* [Exercise details]: Counting only lines that hold "this", give the total and nothing more.

* [Provided records]:
--------------------------------------------------
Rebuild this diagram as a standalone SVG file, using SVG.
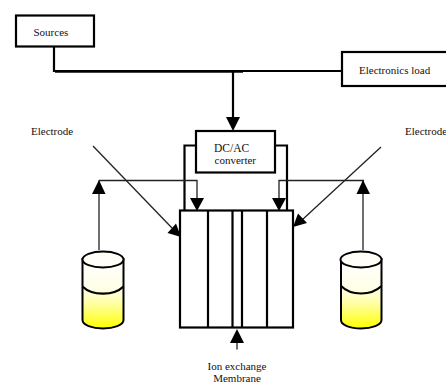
<svg xmlns="http://www.w3.org/2000/svg" width="446" height="382" viewBox="0 0 446 382">
<style>
text{font-family:"Liberation Serif","Times New Roman",serif;font-size:11px;fill:#111}
.box{fill:#fff;stroke:#000;stroke-width:2.2}
.w{fill:none;stroke:#000;stroke-width:2.2}
.t{fill:none;stroke:#222;stroke-width:1.3}
.h{fill:#000;stroke:none}
.can{fill:url(#g);stroke:#000;stroke-width:2}
.top{fill:#fffff8;stroke:#000;stroke-width:2}
</style>
<defs>
<linearGradient id="g" x1="0" y1="0" x2="0" y2="1"><stop offset="0" stop-color="#fff"/><stop offset="0.42" stop-color="#ffffe8"/><stop offset="0.65" stop-color="#ffffa0"/><stop offset="1" stop-color="#ffff00"/></linearGradient>
</defs>
<rect width="446" height="382" fill="#fff"/>
<g id="connectors">
<path class="w" d="M54 46V71H342"/>
<path fill="none" stroke="#444" stroke-width="1.2" d="M55 72.500H243"/>
<path class="w" d="M233 71V120"/>
<path class="h" d="M226 117H240L233 131Z"/>
<path class="w" d="M195 145.500H184.500V210"/>
<path class="w" d="M275 145.500H287V210"/>
<path class="t" d="M99 180.500H197V201"/>
<path class="t" d="M99 180.500V250"/>
<path class="h" d="M92 194H105.500L99 180Z"/>
<path class="h" d="M190 198H204L197 211Z"/>
<path class="t" d="M364 180.500H279V201"/>
<path class="t" d="M363 180.500V250"/>
<path class="h" d="M356.500 194H370L363 180Z"/>
<path class="h" d="M272 198H286L279 211Z"/>
<path class="t" d="M93 146L172 228"/>
<path class="h" d="M181 237L167.500 233L176 223.500Z"/>
<path class="t" d="M381 147L302 220"/>
<path class="h" d="M293 227L298 213.500L307 223Z"/>
<path class="t" d="M237 349.500V335"/>
<path class="h" d="M237 329L244 343H230Z"/>
</g>
<g id="sources"><rect class="box" x="16" y="15.500" width="78" height="31"/><text x="33.500" y="36">Sources</text></g>
<g id="load"><rect class="box" x="342" y="52" width="106" height="34"/><text x="359" y="73.500">Electronics load</text></g>
<g id="converter"><rect class="box" x="196" y="131" width="79" height="41.500"/><text x="214" y="151.500" style="font-size:11.500px">DC/AC</text><text x="214.500" y="163.500">converter</text></g>
<g id="stack">
<rect class="box" x="180" y="210.500" width="113" height="117"/>
<path class="w" d="M208 210.500V327.500M232.500 210.500V327.500M242 210.500V327.500M267 210.500V327.500"/>
</g>
<g id="tank-left">
<path class="can" d="M82.500 259V320C82.500 325 92 328.500 103 328.500S123.500 325 123.500 320V259Z"/>
<ellipse class="top" cx="103" cy="259.500" rx="20.500" ry="8"/>
<path class="w" d="M82.500 286.500C92 296 114 296 123.500 286.500"/>
</g>
<g id="tank-right">
<path class="can" d="M341 259V320C341 325 350 328.500 361 328.500S381.500 325 381.500 320V259Z"/>
<ellipse class="top" cx="361" cy="259.500" rx="20.500" ry="8"/>
<path class="w" d="M341 286C351 296 371 296 381.500 286"/>
</g>
<g id="label-electrode-left"><text x="31" y="135">Electrode</text></g>
<g id="label-electrode-right"><text x="405" y="135">Electrode</text></g>
<g id="label-membrane"><text x="237" y="370" text-anchor="middle">Ion exchange</text><text x="237" y="381.500" text-anchor="middle">Membrane</text></g>
</svg>
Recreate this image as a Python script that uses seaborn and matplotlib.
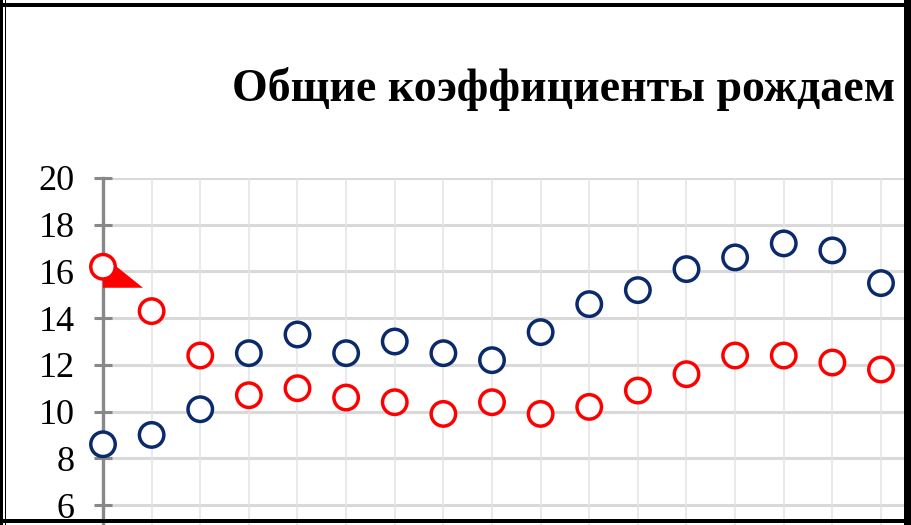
--------------------------------------------------
* [The response]: 2